Khodorkovsky Calls for Civil Disobedience against Unjust Laws and Putin's Unjust System



Paul Goble

            Staunton, August 27 – Mikhail Khodorkovsky says that Russian citizens are fully entitled not to observe unjust laws imposed not to promote justice but to protect the power of Vladimir Putin, a potentially dramatic development in the relationship between the Russian opposition, the Russian people, and the Kremlin.

            In a blog post on OpenRussia.org today that has been widely reposted, the former businessman, political prisoner and now émigré political leader argues that recent court cases and recent laws show that “in [Russia], there is no legal system, neither for ‘the others’ nor for ‘our own’” (openrussia.org/post/view/9227/).

                “Many laws in effect in the Russian Federation are immoral and unjust. It is immoral and unjust to take away from invalid children the right to be adopted by foreigners and leave them in far from ideal orphanages. It is immoral and unjust to threaten to deprive all citizens of Russia access to Wikipedia which does not have any analogues as a world repository of knowledge.”

            Moreover, “it is immoral and unjust to label groups ‘foreign agents’ and drive out of the country the Dynasty Foundation which supports scholarship while at the same time [the pro-Kremlin] United Russia Party receives financing from offshore accounts.”

            Many people in many times and countries have discussed the proper relationship between law as a formal act and true law, and “a consensus on this has been worked out long ago. If a formal law is unjust, it does not correspond to true law; and that means that citizens have the right not to observe it.”

            As Khodorkovsky points out, “the genocide in Nazi Germany also was carried out according to formal law, but who would decide to condemn those Germans who opposed it and refused to obey such laws?”

            “From this follows a quite simple conclusion,” he continues. “Citizens of Russia have the complete right not to observe illegal and unjust laws like ‘the Dima Yakovlev law’ and the laws about the destruction of sanctioned products. They have the moral and what is most important the legal right to go around the blocking of websites by Roskomnadzor.”

            The current situation in which Oleg Mironov was condemned unjustly and therefore “not in correspondence with real law, reflects “the nature of the Russian law enforcement system or more precisely its absence.  That system has been transformed into simply ‘a protection’ one” for the authorities.

            Those who commit even insignificant violations but whose actions are not in accord with the leaders of the country are punished severely, Khodorkovsky continues, while those who commit major crimes but do so with the agreement of those in power escape without any punishment at all.

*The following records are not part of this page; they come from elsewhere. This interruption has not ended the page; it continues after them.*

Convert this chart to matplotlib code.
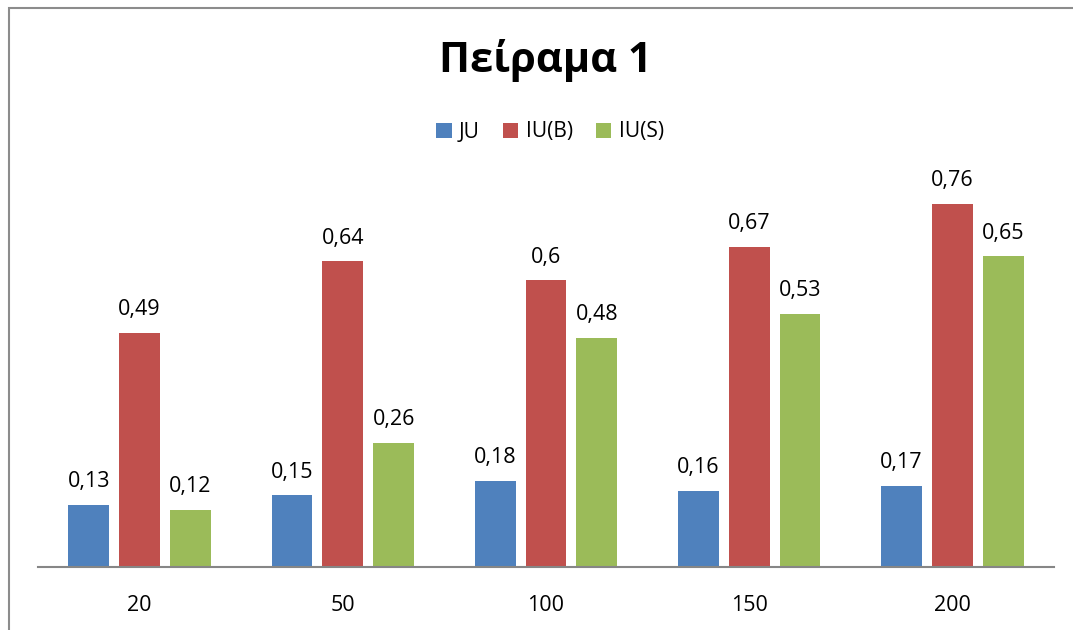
import matplotlib.pyplot as plt
from matplotlib.patches import Rectangle
import numpy as np

plt.rcParams['font.family'] = ['Open Sans', 'DejaVu Sans']

# Data
categories = ["20", "50", "100", "150", "200"]
series_names = ["JU", "IU(B)", "IU(S)"]
ju = [0.13, 0.15, 0.18, 0.16, 0.17]
iu_b = [0.49, 0.64, 0.60, 0.67, 0.76]
iu_s = [0.12, 0.26, 0.48, 0.53, 0.65]
colors = ["#4F81BD", "#C0504D", "#9BBB59"]

W, H = 1073, 630
fig = plt.figure(figsize=(W / 100, H / 100), dpi=100)

# chart border (only top/left visible in the reference)
fig.patches.append(Rectangle((9 / W, -0.2), 1.2, 1.2 - 8 / H, transform=fig.transFigure,
                             fill=False, edgecolor="#8c8c8c", linewidth=1.5))

ax = fig.add_axes([38 / W, 63 / H, 1016 / W, 430 / H])
x = np.arange(len(categories))
width = 0.2
offsets = [-0.25, 0, 0.25]

for vals, name, col, off in zip([ju, iu_b, iu_s], series_names, colors, offsets):
    bars = ax.bar(x + off, vals, width, color=col, label=name)
    for b, v in zip(bars, vals):
        txt = f"{v:g}".replace(".", ",")
        ax.annotate(txt, (b.get_x() + b.get_width() / 2, v), xytext=(0, 9),
                    textcoords="offset points", ha="center", va="bottom",
                    fontsize=15.5, color="#000000")

ax.set_xlim(-0.5, len(categories) - 0.5)
ax.set_ylim(0, 0.9)
ax.set_xticks(x)
ax.set_xticklabels(categories, fontsize=15.5)
ax.tick_params(axis="x", length=0, pad=20)
ax.set_yticks([])
for s in ["top", "right", "left"]:
    ax.spines[s].set_visible(False)
ax.spines["bottom"].set_color("#868686")
ax.spines["bottom"].set_linewidth(1.5)

fig.text(545 / W, 1 - 60 / H, "Πείραμα 1", ha="center", va="center",
         fontsize=30, fontweight="bold")

fig.legend(loc="center", bbox_to_anchor=(550 / W, 1 - 132 / H), ncol=3, frameon=False,
           fontsize=15, handlelength=0.75, handleheight=0.75, handletextpad=0.35,
           columnspacing=1.1)

fig.savefig("out.png", dpi=100)
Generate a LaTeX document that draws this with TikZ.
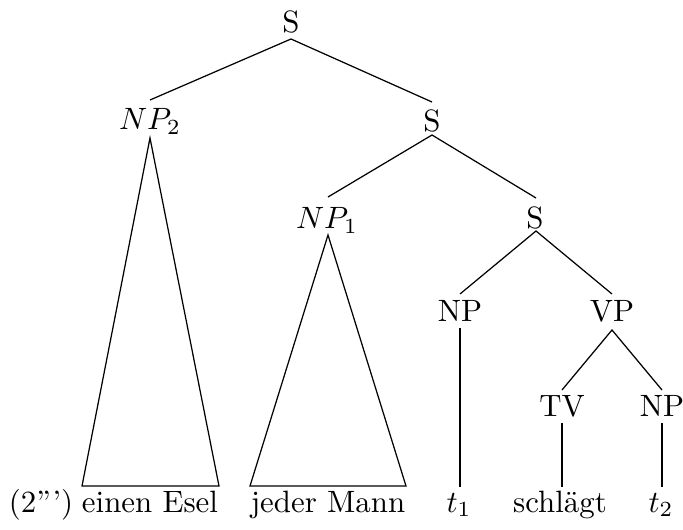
\documentclass[tikz,border=0pt]{standalone}
\begin{document}
\begin{tikzpicture}[x=0.324pt,y=-0.324pt,
  lbl/.style={anchor=base,inner sep=0pt},
  edge/.style={line width=0.4pt}]
\useasboundingbox (0,0) rectangle (683,530);
% labels
\node[lbl] (s1) at (291,33) {S};
\node[lbl] (np2) at (150,130) {$NP_2$};
\node[lbl] (s2) at (432,132) {S};
\node[lbl] (np1) at (327,229) {$NP_1$};
\node[lbl] (s3) at (535,229) {S};
\node[lbl] (np) at (460,322) {NP};
\node[lbl] (vp) at (612,322) {VP};
\node[lbl] (tv) at (562,417) {TV};
\node[lbl] (npo) at (662,417) {NP};
\node[lbl] (ex) at (41,512) {(2''')};
\node[lbl] (esel) at (150,512) {einen Esel};
\node[lbl] (mann) at (328,512) {jeder Mann};
\node[lbl] (t1) at (459,512) {$t_1$};
\node[lbl] (schl) at (560,512) {schlägt};
\node[lbl] (t2) at (661,512) {$t_2$};
% edge end points
\coordinate (s1d) at (291,39);
\coordinate (np2u) at (150,100);
\coordinate (s2u) at (432,102);
\coordinate (s2d) at (432,135);
\coordinate (np1u) at (328,197);
\coordinate (s3u) at (536,198);
\coordinate (s3d) at (536,231);
\coordinate (npu) at (460,294);
\coordinate (vpu) at (612,294);
\coordinate (npd) at (460,328);
\coordinate (vpd) at (612,330);
\coordinate (tvu) at (562,390);
\coordinate (npou) at (662,390);
\coordinate (tvd) at (562,423);
\coordinate (npod) at (662,423);
\coordinate (t1u) at (460,487);
\coordinate (schlu) at (562,487);
\coordinate (t2u) at (662,487);
\coordinate (np2d) at (150,138);
\coordinate (eselL) at (82,486);
\coordinate (eselR) at (219,486);
\coordinate (np1d) at (328,235);
\coordinate (mannL) at (250,486);
\coordinate (mannR) at (406,486);
% edges
\draw[edge] (np2u) -- (s1d) -- (s2u);
\draw[edge] (np1u) -- (s2d) -- (s3u);
\draw[edge] (npu) -- (s3d) -- (vpu);
\draw[edge] (tvu) -- (vpd) -- (npou);
\draw[edge] (npd) -- (t1u);
\draw[edge] (tvd) -- (schlu);
\draw[edge] (npod) -- (t2u);
\draw[edge] (np2d) -- (eselL) -- (eselR) -- cycle;
\draw[edge] (np1d) -- (mannL) -- (mannR) -- cycle;
\end{tikzpicture}
\end{document}
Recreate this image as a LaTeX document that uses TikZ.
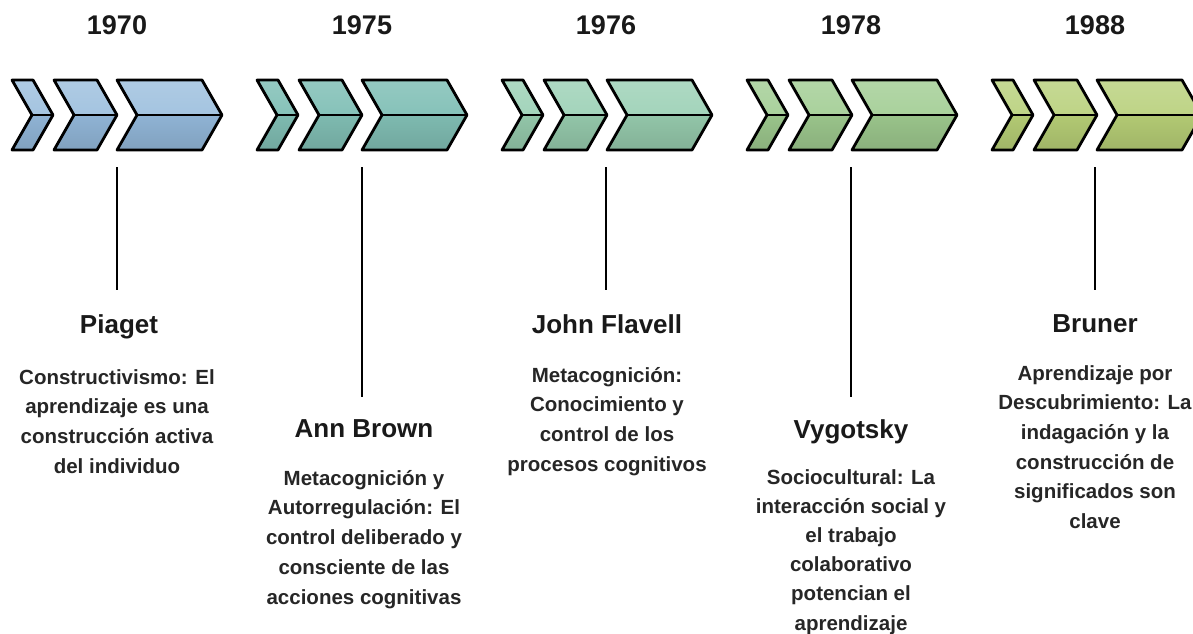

            “Regardless of our political views,” he argues, “we all as a society very much need a state which is capable of adopting understandable, truly legal and just laws and a state which will observe these laws and not use them as clubs against those the powers find unsuitable.” Russians need “a state based on law and not on propaganda and the unlimited power of one man.’

            “A strong state about which many dream is not a state which can deal as it likes with any political opponent but one which is capable of ensuring that law is observed on the territory of the entire country.”  Khodorkovsky adds: “without a state based on law and justice and not personal power, we will not make it better.”

            Keeping people behind bars who threaten no one violates the principles of mercy which should be behind all legislation, he concludes.  “The desire ‘to punish’ only distracts the attention of society from the true causes and the truly guilty.” What Russia needs are laws and a legal system based on justice and its universal application.

            That is not what Vladimir Putin offers Russians now, Khodorkovsky reiterates, and Russians thus have every right to violate his unjust and immoral laws and his equally unjust and immoral application of formal law.